AW: Do you sell it only in the UK or do you have customers across the world?

GH: We sell mainly in the UK, and we supply shops like Fenwick Food Hall in Newcastle, Henshelwood’s Deli in York, The Chilli Shop in Leeds and The Jam Horse in Doncaster as well as other small independent shops across Yorkshire. Our most recent stockist is The Artisan Bakehouse Ltd in London. We have several cafes and restaurants which also use Ajika in their menus as we also offer larger catering sizes, but we enjoy most of all our sales through our own e-commerce website and on Amazon, where we get orders from the UK, Germany, France and other EU countries.
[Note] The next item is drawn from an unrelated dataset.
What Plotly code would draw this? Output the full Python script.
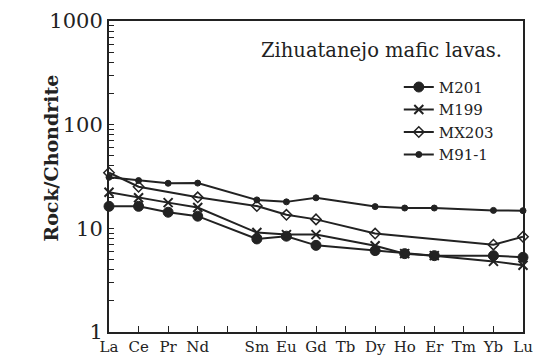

We also get direct orders from America and Australia, since this type of authentic Ajika, for those who have tried it before, is just not available anywhere else.

AW: Last week you were in London for the Food Matters Live 2019. How was the exhibition?
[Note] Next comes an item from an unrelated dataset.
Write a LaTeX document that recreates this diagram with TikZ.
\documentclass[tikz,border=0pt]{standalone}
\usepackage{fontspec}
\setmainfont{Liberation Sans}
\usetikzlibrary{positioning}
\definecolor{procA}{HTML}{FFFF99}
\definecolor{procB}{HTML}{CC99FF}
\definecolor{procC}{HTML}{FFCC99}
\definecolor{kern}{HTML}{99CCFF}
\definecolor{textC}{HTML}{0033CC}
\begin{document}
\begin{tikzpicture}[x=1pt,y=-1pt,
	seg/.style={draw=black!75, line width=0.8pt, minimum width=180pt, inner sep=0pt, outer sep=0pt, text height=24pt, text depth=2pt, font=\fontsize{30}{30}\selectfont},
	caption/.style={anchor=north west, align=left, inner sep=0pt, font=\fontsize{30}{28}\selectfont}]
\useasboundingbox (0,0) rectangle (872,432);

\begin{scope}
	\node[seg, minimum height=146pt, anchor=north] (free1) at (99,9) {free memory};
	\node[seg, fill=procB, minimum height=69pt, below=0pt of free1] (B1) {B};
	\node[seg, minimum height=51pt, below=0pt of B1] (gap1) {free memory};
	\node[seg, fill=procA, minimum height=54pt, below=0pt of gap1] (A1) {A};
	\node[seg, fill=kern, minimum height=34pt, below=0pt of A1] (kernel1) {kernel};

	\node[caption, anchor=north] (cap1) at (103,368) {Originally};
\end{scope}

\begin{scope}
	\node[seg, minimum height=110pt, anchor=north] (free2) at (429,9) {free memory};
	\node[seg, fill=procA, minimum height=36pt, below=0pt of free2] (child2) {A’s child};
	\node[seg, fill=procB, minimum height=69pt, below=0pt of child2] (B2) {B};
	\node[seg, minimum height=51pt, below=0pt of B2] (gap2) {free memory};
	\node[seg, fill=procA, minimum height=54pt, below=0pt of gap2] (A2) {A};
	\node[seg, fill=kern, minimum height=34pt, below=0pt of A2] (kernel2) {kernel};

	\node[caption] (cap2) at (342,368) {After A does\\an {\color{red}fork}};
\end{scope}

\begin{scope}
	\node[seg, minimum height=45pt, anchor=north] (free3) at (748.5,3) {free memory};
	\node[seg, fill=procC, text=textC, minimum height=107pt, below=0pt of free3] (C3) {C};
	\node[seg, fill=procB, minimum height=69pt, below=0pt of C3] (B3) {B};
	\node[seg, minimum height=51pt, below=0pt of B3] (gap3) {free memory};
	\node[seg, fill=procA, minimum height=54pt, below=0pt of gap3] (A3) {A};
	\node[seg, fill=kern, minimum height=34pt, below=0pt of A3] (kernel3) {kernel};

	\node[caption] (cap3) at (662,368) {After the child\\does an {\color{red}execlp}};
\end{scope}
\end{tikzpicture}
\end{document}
GH: We had a superb opportunity to take part in this event. I was approached by one of the organisers at the beginning of 2019 asking if I would be interested in having our products judged by a panel of food-industry experts who would give their feedback on the potential of the products entered in terms of their future as a UK brand. If we were to be selected, it would mean being given the opportunity to take part in Food Matters Live at a discounted price with some free marketing and advertising thrown in. In any case, it would be interesting to hear the opinion on our products regardless of whether or not we were selected for the event. A month after having sent off the products, we learned that we had been selected as one of the 30 businesses chosen out of 200+ applicants for the event and would be given a stand as part of the UK Brands pavilion. The panel of judges, in their feedback, said that even though the spice market is very competitive, the originality and great taste of Ajika make it stand out, and for those reasons it showed great promise as a UK brand of the future.
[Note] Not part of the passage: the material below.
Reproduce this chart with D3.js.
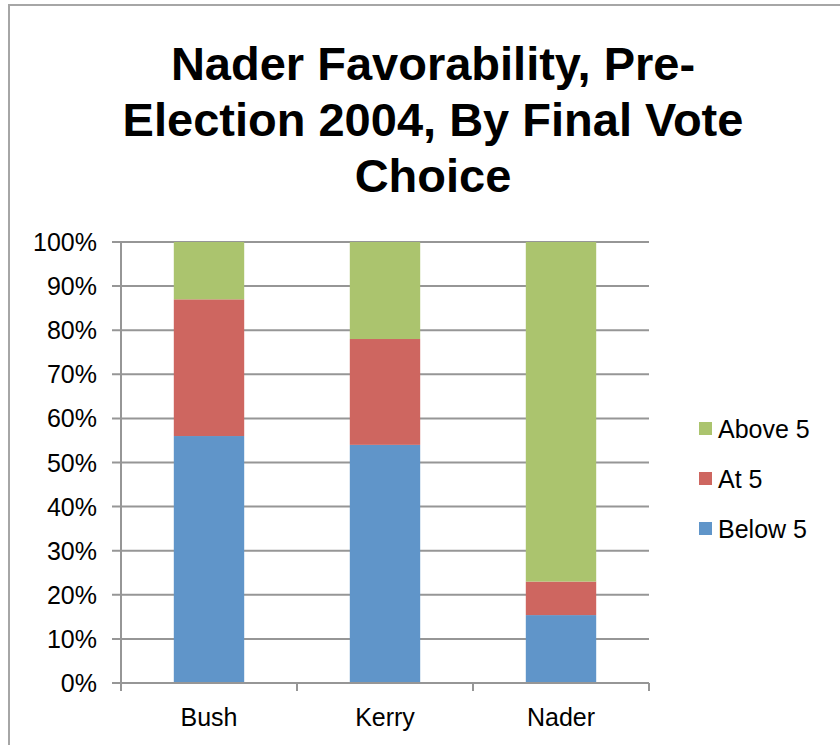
<!DOCTYPE html>
<html>
<head>
<meta charset="utf-8">
<script src="https://cdn.jsdelivr.net/npm/d3@7"></script>
<style>
  html, body { margin: 0; padding: 0; background: #fff; }
  svg { display: block; font-family: "Liberation Sans", Arial, sans-serif; }
</style>
</head>
<body>
<svg id="chart" width="840" height="745"></svg>
<script>
// Vote choice groups along the x axis
const categories = ["Bush", "Kerry", "Nader"];
// Share of each group rating Nader below, at, or above 5 (percent)
const below5 = [56, 54, 15.4];
const at5    = [31, 24, 7.6];
const above5 = [13, 22, 77];
const seriesNames = ["Below 5", "At 5", "Above 5"];
const seriesColors = ["#6095c9", "#ce6660", "#abc46e"];
const yTicks = [0, 10, 20, 30, 40, 50, 60, 70, 80, 90, 100];
const titleLines = ["Nader Favorability, Pre-", "Election 2004, By Final Vote", "Choice"];

const rows = categories.map((c, i) => ({
  cat: c, "Below 5": below5[i], "At 5": at5[i], "Above 5": above5[i]
}));

const svg = d3.select("#chart");
const grid = "#969696";

// Outer chart frame
svg.append("rect")
  .attr("x", 9).attr("y", 5).attr("width", 860).attr("height", 760)
  .attr("fill", "none").attr("stroke", "#a6a6a6").attr("stroke-width", 2);

// Title
svg.append("g").selectAll("text").data(titleLines).join("text")
  .attr("x", 433).attr("y", (d, i) => 80 + i * 56)
  .attr("text-anchor", "middle")
  .attr("font-size", 47).attr("font-weight", "bold").attr("fill", "#000")
  .text(d => d);

const plot = { left: 121, right: 649, top: 242, bottom: 683 };

const x = d3.scaleBand().domain(categories)
  .range([plot.left, plot.right]).paddingInner(0.6).paddingOuter(0.3);
const xOuter = d3.scaleBand().domain(categories).range([plot.left, plot.right]);
const y = d3.scaleLinear().domain([0, 100]).range([plot.bottom, plot.top]);

// Horizontal gridlines with tick marks to the left of the axis
svg.append("g").selectAll("line").data(yTicks).join("line")
  .attr("x1", plot.left - 9).attr("x2", plot.right)
  .attr("y1", d => y(d)).attr("y2", d => y(d))
  .attr("stroke", grid).attr("stroke-width", 2);

// Y axis labels
svg.append("g").selectAll("text").data(yTicks).join("text")
  .attr("x", 97).attr("y", d => y(d)).attr("dy", "0.36em")
  .attr("text-anchor", "end").attr("font-size", 25).attr("fill", "#000")
  .text(d => d + "%");

// Stacked bars
const stack = d3.stack().keys(seriesNames)(rows);
svg.append("g").selectAll("g").data(stack).join("g")
  .attr("fill", (d, i) => seriesColors[i])
  .selectAll("rect").data(d => d).join("rect")
  .attr("x", d => x(d.data.cat))
  .attr("width", x.bandwidth())
  .attr("y", d => y(d[1]))
  .attr("height", d => y(d[0]) - y(d[1]));

// Axis lines
svg.append("line")
  .attr("x1", plot.left).attr("x2", plot.left)
  .attr("y1", plot.top).attr("y2", plot.bottom + 8)
  .attr("stroke", grid).attr("stroke-width", 2);
svg.append("line")
  .attr("x1", plot.left - 9).attr("x2", plot.right)
  .attr("y1", plot.bottom).attr("y2", plot.bottom)
  .attr("stroke", grid).attr("stroke-width", 2);

// Category boundary ticks below the x axis
const boundaries = categories.map(c => xOuter(c)).concat([plot.right]);
svg.append("g").selectAll("line").data(boundaries).join("line")
  .attr("x1", d => d).attr("x2", d => d)
  .attr("y1", plot.bottom).attr("y2", plot.bottom + 8)
  .attr("stroke", grid).attr("stroke-width", 2);

// Category labels
svg.append("g").selectAll("text").data(categories).join("text")
  .attr("x", d => xOuter(d) + xOuter.bandwidth() / 2).attr("y", 726)
  .attr("text-anchor", "middle").attr("font-size", 25).attr("fill", "#000")
  .text(d => d);

// Legend, top entry is the top of the stack
const legendOrder = seriesNames.slice().reverse();
const legendColors = seriesColors.slice().reverse();
const lg = svg.append("g").selectAll("g").data(legendOrder).join("g")
  .attr("transform", (d, i) => `translate(699, ${422 + i * 50})`);
lg.append("rect").attr("width", 13).attr("height", 13)
  .attr("fill", (d, i) => legendColors[i]);
lg.append("text").attr("x", 19).attr("y", 7).attr("dy", "0.36em")
  .attr("font-size", 25).attr("fill", "#000").text(d => d);
</script>
</body>
</html>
The show itself was fantastic; we were approached by such big-name businesses as Tescos, Holland and Barret and Unilever. All of their representatives tried our products, and their reactions were great to see. So we hope to keep in contact with them, and then we’ll see where it goes. We also had interest from smaller independent shops and have already started receiving some new orders from them. Therefore, all in all, it was a huge success, but we have to say a big thanks to Aquafon GSM, the Abkhazian mobile network company, which kindly agreed to sponsor us for the event.

AW: Tell us about your new products. We heard that it’s now available in more sizes?

We currently have three flavours of Ajika pastes: hot, medium and green, each in 110-gram jars, but for some time now, we have also been able to offer 600-gram catering sizes, as several cafés and restaurant use Ajika in their menus in all sorts of wonderful ways. We receive a lot of return custom from the caterers using our products, which makes us think that the catering service could be another route through which the word about Ajika could spread, because, once people try it and see how different it is, they can’t get enough and always come back for more. Apart from this, we are working on some product-development to add an authentic tomato and Ajika sauce to the range, which we think will be just as popular as (if not more so than) Ajika already is among our target-market.

AW: What are your future plans for the UK market?

GH: We plan to go big with Ajika and hope to turn it into a national, if not international, kitchen- cupboard staple.